Und das, obwohl in diesem Jahr von Januar bis August 2019 nach Informationen des Tagesspiegels bereits knapp 12.500 Straftaten von Neonazis und anderen Rechten registriert wurden, also Delikte „mit politisch rechts motiviertem Hintergrund“. Das teilte das Bundesinnenministerium in der Antwort auf eine Kleine Anfrage von Bundestagsvizepräsidentin Petra Pau (Linke) und ihrer Fraktion mit.
Darunter seien 542 Gewalttaten gewesen. Mindestens 250 Menschen wurden bei Angriffen von Rechtsextremisten verletzt. Drei Angriffe wertet die Polizei als versuchte Tötungen.
Wie gesagt, das sind nur die offiziellen Zahlen bis August und dabei sind weder der Lübcke-Mord noch der Halle-Anschlag schon in der Statistik verzeichnet.

Das alles sagt mir, dass Neonazis und Rassisten sich rüsten, die einen in den Parlamenten, die andern z. B. hier auf dem Hof. Und es sagt mir, dass wir nicht darauf hoffen können, dass sich Behörden und politisch Verantwortliche angemessen damit auseinandersetzen.

Ohne Druck von „unten“, also von uns, schon mal gar nicht.

Druck von „unten“ geht am besten gemeinsam. Wenn ich lesen muss, dass unsere Demonstrationen als Verkehrsproblem in Eschede gesehen werden und wenn ich die Bemerkung lesen muss, dass ein sichtbarer Erfolg bisher ausgeblieben sei, dann möchte ich dazu folgendes sagen:

Wir haben auch das Nazizentrum in Hetendorf 1998 nicht persönlich geschlossen und auch in Gerhus die Nazis nicht selber rausgeschmissen. Das mussten schon die Behörden machen.

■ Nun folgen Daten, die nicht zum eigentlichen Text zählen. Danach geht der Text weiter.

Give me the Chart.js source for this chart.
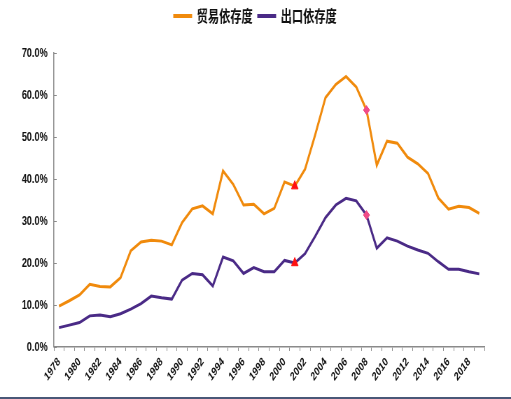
<!DOCTYPE html>
<html>
<head>
<meta charset="utf-8">
<script src="https://cdn.jsdelivr.net/npm/chart.js@4"></script>
<style>
  html, body { margin: 0; padding: 0; background: #fff; }
  #wrap { width: 511px; height: 397px; border-bottom: 2px solid #4a5878; position: relative; overflow: hidden; }
  /* the reference looks squeezed sideways, so draw wide and squeeze */
  #myChart { transform: scaleX(0.7); transform-origin: 0 0; }
</style>
</head>
<body>
<div id="wrap"><canvas id="myChart" width="730" height="397"></canvas></div>
<script>
// categories
const years = ['1978', '1979', '1980', '1981', '1982', '1983', '1984', '1985', '1986', '1987',
    '1988', '1989', '1990', '1991', '1992', '1993', '1994', '1995', '1996', '1997',
    '1998', '1999', '2000', '2001', '2002', '2003', '2004', '2005', '2006', '2007',
    '2008', '2009', '2010', '2011', '2012', '2013', '2014', '2015', '2016', '2017',
    '2018', '2019'];

// 贸易依存度 (%)
const trade_dep = [9.7, 11.0, 12.4, 14.9, 14.4, 14.3, 16.5, 22.9, 25.0, 25.4,
    25.2, 24.3, 29.6, 32.9, 33.6, 31.7, 41.9, 38.7, 33.8, 34.0,
    31.7, 33.0, 39.3, 38.3, 42.3, 50.6, 59.4, 62.5, 64.4, 61.9,
    56.4, 43.3, 49.0, 48.5, 45.2, 43.6, 41.3, 35.5, 32.8, 33.5,
    33.2, 31.8];

// 出口依存度 (%)
const export_dep = [4.6, 5.2, 5.8, 7.4, 7.6, 7.2, 7.9, 9.0, 10.3, 12.1,
    11.7, 11.4, 15.9, 17.5, 17.2, 14.5, 21.4, 20.5, 17.5, 18.9,
    17.9, 17.9, 20.6, 20.0, 22.2, 26.4, 30.8, 33.8, 35.4, 34.8,
    31.4, 23.5, 26.0, 25.2, 24.0, 23.1, 22.3, 20.3, 18.5, 18.5,
    17.9, 17.4];

// highlighted years
const triangle_year = '2001';
const diamond_year = '2008';

const y_ticks = [0, 10, 20, 30, 40, 50, 60, 70];

const point_style = years.map(y => y === triangle_year ? 'triangle' : (y === diamond_year ? 'rectRot' : 'circle'));
const point_radius = years.map(y => y === triangle_year ? 5.5 : (y === diamond_year ? 4.5 : 0));
const point_color = years.map(y => y === triangle_year ? '#ff1010' : '#f04c88');

const axisColor = '#8a8a8a';
const sans = "'Liberation Sans', Arial, sans-serif";

// little inward ticks on the y axis
const yInnerTicks = {
    id: 'yInnerTicks',
    afterDraw(chart) {
        const ys = chart.scales.y;
        const ctx = chart.ctx;
        ctx.save();
        ctx.strokeStyle = axisColor;
        ctx.lineWidth = 1;
        y_ticks.forEach(function(v) {
            const py = Math.round(ys.getPixelForValue(v)) + 0.5;
            ctx.beginPath();
            ctx.moveTo(ys.right, py);
            ctx.lineTo(ys.right + 4, py);
            ctx.stroke();
        });
        ctx.restore();
    }
};

// extra room under the legend
const legendSpace = {
    id: 'legendSpace',
    beforeUpdate(chart) {
        const lg = chart.legend;
        if (lg && !lg._spaced) {
            const fit = lg.fit;
            lg.fit = function() {
                fit.call(this);
                this.height += 19;
            };
            lg._spaced = true;
        }
    }
};

var ctx = document.getElementById('myChart').getContext('2d');
var chart = new Chart(ctx, {
    type: 'line',
    data: {
        labels: years,
        datasets: [
            {
                label: '贸易依存度',
                data: trade_dep,
                borderColor: '#f08a0c',
                backgroundColor: '#f08a0c',
                borderWidth: 3,
                tension: 0,
                pointStyle: point_style,
                pointRadius: point_radius,
                pointBackgroundColor: point_color,
                pointBorderColor: point_color,
                pointBorderWidth: 1
            },
            {
                label: '出口依存度',
                data: export_dep,
                borderColor: '#4a2a86',
                backgroundColor: '#4a2a86',
                borderWidth: 3,
                tension: 0,
                pointStyle: point_style,
                pointRadius: point_radius,
                pointBackgroundColor: point_color,
                pointBorderColor: point_color,
                pointBorderWidth: 1
            }
        ]
    },
    options: {
        responsive: false,
        animation: false,
        layout: { padding: { left: 0, right: 0, top: 0, bottom: 9 } },
        plugins: {
            tooltip: { enabled: false },
            legend: {
                position: 'top',
                labels: {
                    boxWidth: 24,
                    boxHeight: 1,
                    padding: 8,
                    color: '#111',
                    font: { family: "'Noto Sans CJK SC', sans-serif", size: 16, weight: 'bold' }
                }
            }
        },
        scales: {
            x: {
                offset: true,
                grid: {
                    display: true,
                    drawOnChartArea: false,
                    drawTicks: true,
                    tickLength: 4,
                    color: axisColor,
                    offset: true
                },
                border: { color: axisColor, width: 1.5 },
                ticks: {
                    autoSkip: false,
                    maxRotation: 45,
                    minRotation: 45,
                    padding: 4,
                    color: '#111',
                    font: { family: sans, size: 12, weight: 'bold' },
                    callback: function(val, idx) {
                        return idx % 2 === 0 ? years[idx] : '';
                    }
                }
            },
            y: {
                min: 0,
                max: 70,
                afterBuildTicks: function(axis) {
                    axis.ticks = y_ticks.map(v => ({ value: v }));
                },
                afterFit: function(axis) {
                    axis.width = 77;
                },
                grid: { display: false, drawTicks: false },
                border: { color: axisColor, width: 1.5 },
                ticks: {
                    padding: 9,
                    color: '#111',
                    font: { family: sans, size: 13, weight: 'bold' },
                    callback: function(v) { return v.toFixed(1) + '%'; }
                }
            },
            // empty right-hand space so the legend stays centred on the page
            yRight: {
                position: 'right',
                display: true,
                grid: { display: false, drawTicks: false },
                border: { display: false },
                ticks: { display: false },
                afterFit: function(axis) {
                    axis.width = 38;
                }
            }
        }
    },
    plugins: [yInnerTicks, legendSpace]
});
</script>
</body>
</html>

Aber wir haben einen derart starken Druck entwickelt, dass sie nicht mehr anders konnten.

„Eine breite, sich aufeinander beziehende antifaschistische Bewegung kann es sicherlich eher schaffen, langfristig das Treiben der Faschisten zu beenden“, so hieß es in dem Aufruf von Januar 1995 des damaligen Bündnisses gegen Rechts zu Aktionstagen gegen das Nazizentrum in Hetendorf.

Dieses Konzept war von Erfolg gekrönt und es könnte auch in Eschede erfolgreich sein, wenn eine starke sich aufeinander beziehende Bewegung es schafft, den Druck von unten zu erhöhen.

Daher ist es so wichtig, dass wir alle hier heute stehen und sagen:

Schluss mit den Nazitreffen.

Faschismus ist keine Meinung, sondern ein Verbrechen.